Start of TASK INPUTS

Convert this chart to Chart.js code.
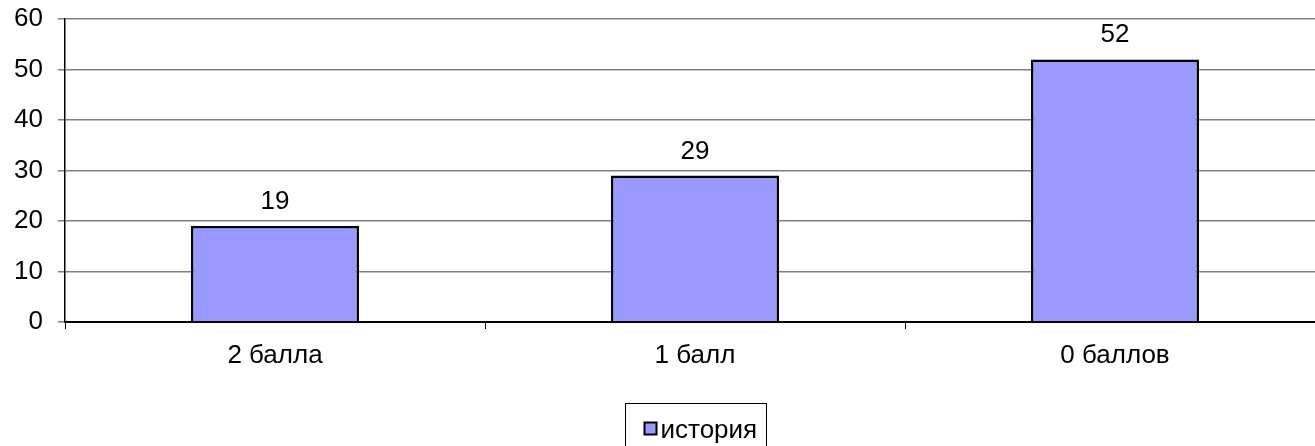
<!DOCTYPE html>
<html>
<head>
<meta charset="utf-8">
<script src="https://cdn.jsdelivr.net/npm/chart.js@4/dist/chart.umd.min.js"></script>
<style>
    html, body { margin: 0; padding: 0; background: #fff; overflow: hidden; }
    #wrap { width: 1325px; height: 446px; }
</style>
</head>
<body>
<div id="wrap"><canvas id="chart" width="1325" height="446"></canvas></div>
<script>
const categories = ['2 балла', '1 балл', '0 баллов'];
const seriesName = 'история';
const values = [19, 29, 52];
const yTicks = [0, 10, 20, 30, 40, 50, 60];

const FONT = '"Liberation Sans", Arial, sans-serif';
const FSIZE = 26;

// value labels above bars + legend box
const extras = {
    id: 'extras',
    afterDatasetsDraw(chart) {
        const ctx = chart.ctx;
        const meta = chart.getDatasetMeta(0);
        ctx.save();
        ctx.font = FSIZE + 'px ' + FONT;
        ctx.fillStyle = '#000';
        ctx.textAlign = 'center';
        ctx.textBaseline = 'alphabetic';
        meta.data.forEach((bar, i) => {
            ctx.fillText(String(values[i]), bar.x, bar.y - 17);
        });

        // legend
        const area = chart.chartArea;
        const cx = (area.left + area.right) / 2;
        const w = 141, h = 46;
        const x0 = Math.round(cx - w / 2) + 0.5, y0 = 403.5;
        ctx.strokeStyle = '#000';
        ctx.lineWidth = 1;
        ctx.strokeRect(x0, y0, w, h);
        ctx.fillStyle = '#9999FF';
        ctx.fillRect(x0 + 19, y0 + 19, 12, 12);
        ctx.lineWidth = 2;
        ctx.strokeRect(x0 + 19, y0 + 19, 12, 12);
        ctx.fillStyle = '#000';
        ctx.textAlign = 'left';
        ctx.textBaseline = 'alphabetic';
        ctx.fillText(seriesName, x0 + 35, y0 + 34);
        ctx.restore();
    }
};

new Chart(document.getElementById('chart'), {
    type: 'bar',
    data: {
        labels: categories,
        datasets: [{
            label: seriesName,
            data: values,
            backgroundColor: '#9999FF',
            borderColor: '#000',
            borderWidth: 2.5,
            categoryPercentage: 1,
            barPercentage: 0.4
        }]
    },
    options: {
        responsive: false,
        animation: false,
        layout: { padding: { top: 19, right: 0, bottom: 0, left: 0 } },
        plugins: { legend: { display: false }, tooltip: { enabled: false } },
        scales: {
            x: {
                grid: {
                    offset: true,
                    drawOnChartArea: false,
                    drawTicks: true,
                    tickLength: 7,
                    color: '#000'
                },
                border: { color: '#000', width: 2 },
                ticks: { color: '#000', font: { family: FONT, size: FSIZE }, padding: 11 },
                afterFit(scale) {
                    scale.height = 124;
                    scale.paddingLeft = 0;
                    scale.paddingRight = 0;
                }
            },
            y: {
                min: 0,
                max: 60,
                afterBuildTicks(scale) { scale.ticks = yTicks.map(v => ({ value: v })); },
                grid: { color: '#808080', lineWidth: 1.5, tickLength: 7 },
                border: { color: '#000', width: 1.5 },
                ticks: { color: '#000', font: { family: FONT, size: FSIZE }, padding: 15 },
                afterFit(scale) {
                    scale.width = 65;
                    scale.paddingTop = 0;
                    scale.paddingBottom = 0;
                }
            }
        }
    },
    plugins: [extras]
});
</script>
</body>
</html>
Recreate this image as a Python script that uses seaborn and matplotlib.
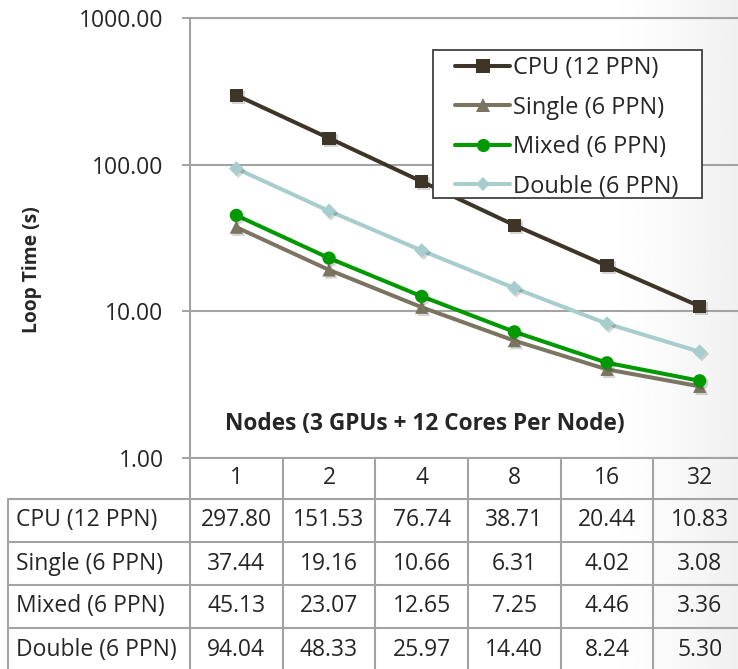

End of TASK INPUTS

■ YOUR TASK
Every line of the material is to be quoted exactly, with no pictures carried over.

■ FINAL ANSWER
Convert this chart to Chart.js code.
<!DOCTYPE html>
<html>
<head>
<meta charset="utf-8">
<script src="https://cdn.jsdelivr.net/npm/chart.js@4/dist/chart.umd.min.js"></script>
<style>
    html, body { margin: 0; padding: 0; background: #fff; overflow: hidden; }
    #wrap { width: 1325px; height: 446px; }
</style>
</head>
<body>
<div id="wrap"><canvas id="chart" width="1325" height="446"></canvas></div>
<script>
const categories = ['2 балла', '1 балл', '0 баллов'];
const seriesName = 'история';
const values = [19, 29, 52];
const yTicks = [0, 10, 20, 30, 40, 50, 60];

const FONT = '"Liberation Sans", Arial, sans-serif';
const FSIZE = 26;

// value labels above bars + legend box
const extras = {
    id: 'extras',
    afterDatasetsDraw(chart) {
        const ctx = chart.ctx;
        const meta = chart.getDatasetMeta(0);
        ctx.save();
        ctx.font = FSIZE + 'px ' + FONT;
        ctx.fillStyle = '#000';
        ctx.textAlign = 'center';
        ctx.textBaseline = 'alphabetic';
        meta.data.forEach((bar, i) => {
            ctx.fillText(String(values[i]), bar.x, bar.y - 17);
        });

        // legend
        const area = chart.chartArea;
        const cx = (area.left + area.right) / 2;
        const w = 141, h = 46;
        const x0 = Math.round(cx - w / 2) + 0.5, y0 = 403.5;
        ctx.strokeStyle = '#000';
        ctx.lineWidth = 1;
        ctx.strokeRect(x0, y0, w, h);
        ctx.fillStyle = '#9999FF';
        ctx.fillRect(x0 + 19, y0 + 19, 12, 12);
        ctx.lineWidth = 2;
        ctx.strokeRect(x0 + 19, y0 + 19, 12, 12);
        ctx.fillStyle = '#000';
        ctx.textAlign = 'left';
        ctx.textBaseline = 'alphabetic';
        ctx.fillText(seriesName, x0 + 35, y0 + 34);
        ctx.restore();
    }
};

new Chart(document.getElementById('chart'), {
    type: 'bar',
    data: {
        labels: categories,
        datasets: [{
            label: seriesName,
            data: values,
            backgroundColor: '#9999FF',
            borderColor: '#000',
            borderWidth: 2.5,
            categoryPercentage: 1,
            barPercentage: 0.4
        }]
    },
    options: {
        responsive: false,
        animation: false,
        layout: { padding: { top: 19, right: 0, bottom: 0, left: 0 } },
        plugins: { legend: { display: false }, tooltip: { enabled: false } },
        scales: {
            x: {
                grid: {
                    offset: true,
                    drawOnChartArea: false,
                    drawTicks: true,
                    tickLength: 7,
                    color: '#000'
                },
                border: { color: '#000', width: 2 },
                ticks: { color: '#000', font: { family: FONT, size: FSIZE }, padding: 11 },
                afterFit(scale) {
                    scale.height = 124;
                    scale.paddingLeft = 0;
                    scale.paddingRight = 0;
                }
            },
            y: {
                min: 0,
                max: 60,
                afterBuildTicks(scale) { scale.ticks = yTicks.map(v => ({ value: v })); },
                grid: { color: '#808080', lineWidth: 1.5, tickLength: 7 },
                border: { color: '#000', width: 1.5 },
                ticks: { color: '#000', font: { family: FONT, size: FSIZE }, padding: 15 },
                afterFit(scale) {
                    scale.width = 65;
                    scale.paddingTop = 0;
                    scale.paddingBottom = 0;
                }
            }
        }
    },
    plugins: [extras]
});
</script>
</body>
</html>
Recreate this image as a Python script that uses seaborn and matplotlib.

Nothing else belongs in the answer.